- _Data_
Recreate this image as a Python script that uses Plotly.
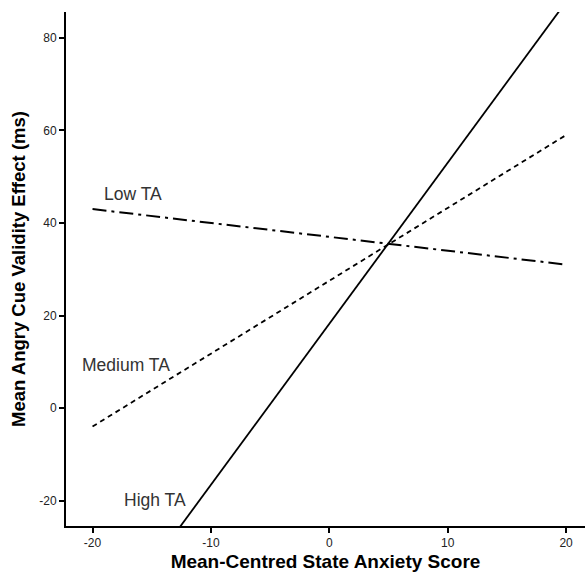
import plotly.graph_objects as go

x_vals = [-20, 20]
low_ta = [43.0, 31.0]
medium_ta = [-4.0, 59.0]
high_ta = [-51.4, 87.8]

x_ticks = [-20, -10, 0, 10, 20]
x_tick_labels = ["-20", "-10", "0", "10", "20"]
y_ticks = [-20, 0, 20, 40, 60, 80]
y_tick_labels = ["-20", "0", "20", "40", "60", "80"]

fig = go.Figure()
fig.add_trace(go.Scatter(x=x_vals, y=low_ta, mode="lines", name="Low TA",
                         line=dict(color="black", width=2, dash="14px,5px,3px,5px")))
fig.add_trace(go.Scatter(x=x_vals, y=medium_ta, mode="lines", name="Medium TA",
                         line=dict(color="black", width=1.8, dash="5px,4px")))
fig.add_trace(go.Scatter(x=x_vals, y=high_ta, mode="lines", name="High TA",
                         line=dict(color="black", width=1.8)))

labels = [("Low TA", -16.55, 46.3), ("Medium TA", -17.19, 9.4), ("High TA", -14.74, -19.8)]
for text, xx, yy in labels:
    fig.add_annotation(x=xx, y=yy, text=text, showarrow=False,
                       font=dict(family="Liberation Sans, Arial", size=17.5, color="#333333"))

axis_common = dict(showline=True, linecolor="black", linewidth=2, ticks="outside",
                   ticklen=5, tickwidth=1.5, tickcolor="black", showgrid=False, zeroline=False,
                   tickfont=dict(family="Liberation Sans, Arial", size=12, color="#222222"),
                   mirror=False, automargin=False)

fig.update_layout(
    width=585, height=574,
    margin=dict(l=66, r=0, t=12, b=48),
    plot_bgcolor="white", paper_bgcolor="white",
    showlegend=False,
    xaxis=dict(range=[-22.24, 21.6], tickvals=x_ticks, ticktext=x_tick_labels, **axis_common,
               title=dict(text="<b>Mean-Centred State Anxiety Score</b>", standoff=5,
                          font=dict(family="Liberation Sans, Arial", size=19, color="black"))),
    yaxis=dict(range=[-25.5, 85.6], tickvals=y_ticks, ticktext=y_tick_labels, **axis_common,
               title=dict(text="<b>Mean Angry Cue Validity Effect (ms)</b>", standoff=9,
                          font=dict(family="Liberation Sans, Arial", size=18.5, color="black"))),
)

fig.write_html("out.html", config={"displayModeBar": False},
               post_script="document.body.style.margin='0';document.body.style.overflow='hidden';")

- _Written problem_
Repeat the listing above up to and including the line with "mirror=False, automargin=False)", starting from its first line. Drop any pictures.

- _The completed task_
Recreate this image as a Python script that uses Plotly.
import plotly.graph_objects as go

x_vals = [-20, 20]
low_ta = [43.0, 31.0]
medium_ta = [-4.0, 59.0]
high_ta = [-51.4, 87.8]

x_ticks = [-20, -10, 0, 10, 20]
x_tick_labels = ["-20", "-10", "0", "10", "20"]
y_ticks = [-20, 0, 20, 40, 60, 80]
y_tick_labels = ["-20", "0", "20", "40", "60", "80"]

fig = go.Figure()
fig.add_trace(go.Scatter(x=x_vals, y=low_ta, mode="lines", name="Low TA",
                         line=dict(color="black", width=2, dash="14px,5px,3px,5px")))
fig.add_trace(go.Scatter(x=x_vals, y=medium_ta, mode="lines", name="Medium TA",
                         line=dict(color="black", width=1.8, dash="5px,4px")))
fig.add_trace(go.Scatter(x=x_vals, y=high_ta, mode="lines", name="High TA",
                         line=dict(color="black", width=1.8)))

labels = [("Low TA", -16.55, 46.3), ("Medium TA", -17.19, 9.4), ("High TA", -14.74, -19.8)]
for text, xx, yy in labels:
    fig.add_annotation(x=xx, y=yy, text=text, showarrow=False,
                       font=dict(family="Liberation Sans, Arial", size=17.5, color="#333333"))

axis_common = dict(showline=True, linecolor="black", linewidth=2, ticks="outside",
                   ticklen=5, tickwidth=1.5, tickcolor="black", showgrid=False, zeroline=False,
                   tickfont=dict(family="Liberation Sans, Arial", size=12, color="#222222"),
                   mirror=False, automargin=False)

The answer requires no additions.